Vatican says Evolution does not prove the non-existence of God
Evolution and the Biblical account of Genesis are "perfectly compatible" claims the Catholic Church
The Vatican has rejected the claim by Richard Dawkins, the biologist and campaigning atheist, that evolutionary theory proves that God does not exist, proclaiming that on the contrary Darwinian evolution and the account of Creation in Genesis are "perfectly compatible".
At a five day conference held to mark the 150th anniversary of Darwin’s On the Origin of Species this week, Vatican theologians said while Christians believed that God "created all things", the Vatican "does not stand in the way of scientific realities".
Vatican officials joined biologists, paleontologists, molecular geneticists and philosophers for the conference at the Pontifical Gregorian University, which ends tomorrow.

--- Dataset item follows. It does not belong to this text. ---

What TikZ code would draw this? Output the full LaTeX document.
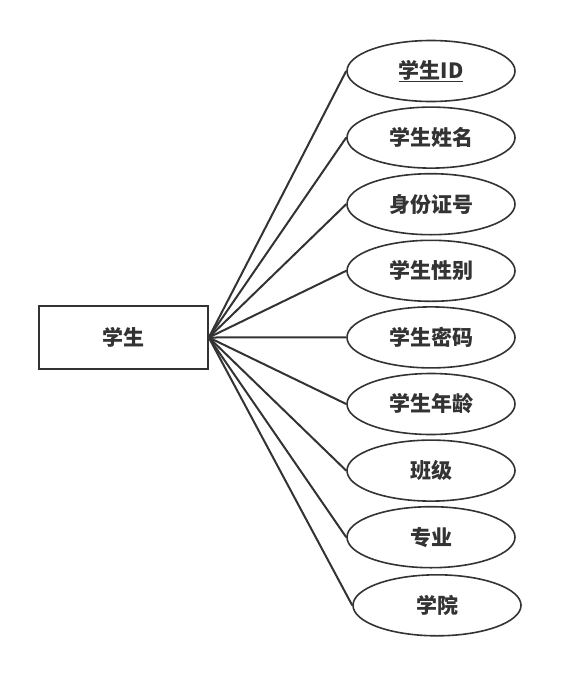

Rafael Martinez, professor of the Philosophy of Science at the Santa Croce Pontifical University in Rome, said although the reaction of Catholic theologians, intellectuals and priests to Darwinian theory had been "generally negative" in the 19th century, "recent declarations by Popes have asserted the full accordance of Catholic doctrine and evolutionary biology".
He said, however, that this was not widely known, and the false impression had arisen "that the Holy See is opposed to evolution". Monsignor Gianfranco Ravasi, head of the Pontifical Council for Culture, which co-organised the conference with Notre Dame University in Indiana and support from the John Templeton Foundation, said there was "no a priori incompatibility between evolution and the message of the Bible".
He noted that Darwin had never been condemned by the Catholic Church, and that On the Origin of the Species had never been placed on the Index of forbidden books. Cardinal William Levada, head of the Vatican Congregation for the Doctrine of the Faith, said the assertion by Richard Dawkins and others that evolution proves there is no God was "absurd".
Cardinal Levada also attacked "those who have a fundamentalist interpretation of the Bible which they want to see taught to their children in the schools alongside evolution or instead of it."
Ronald Numbers, professor of the History of Science and Medicine at the University of Wisconsin, said Creationism, the literal interpretation of the Genesis account, and Intelligent Design, its modern descendant, had spread beyond the United States and had become "globalised", with variants springing up within Islam and Judaism as well as Christianity.
However Francisco Ayala, a former priest and now professor of biological sciences and philosophy at the University of California at Irvine, said ID and Creationism were "blasphemous" to both Christians and scientists.
Marco Politi, Vatican watcher of the Italian newspaper La Repubblica, said the conference marked "the end of the guerrilla warfare conducted against evolutionism by some sectors of the ecclesiastical hierarchy who had felt they were protected by Pope Benedict".
He noted that the Pope had remarked on the "lacunae" in Darwinian theory at a seminar on evolution at Castelgandolfo, the papal summer residence, in September 2006, and that the year before Cardinal Christoph Schoenborn, the Archbishop of Vienna, who is close to the Pope and seen by some as a possible successor, had appeared to embrace the idea of Intelligent design in an article in The New York Times.
"The music has now changed radically however" Mr Politi said. Gennaro Auletta, who teaches science and philosophy at the Gregorian University, said ID was "not a scientific theory, even if it passes itself off as such".
L’Osservatore Romano, the Vatican newspaper, said the idea that Darwinism and the Church were at odds had always been "false", noting that in 1996 Pope John Paul II had said in an address to the Pontifical Academy for Sciences that the theory of evolution was “more than a hypothesis.”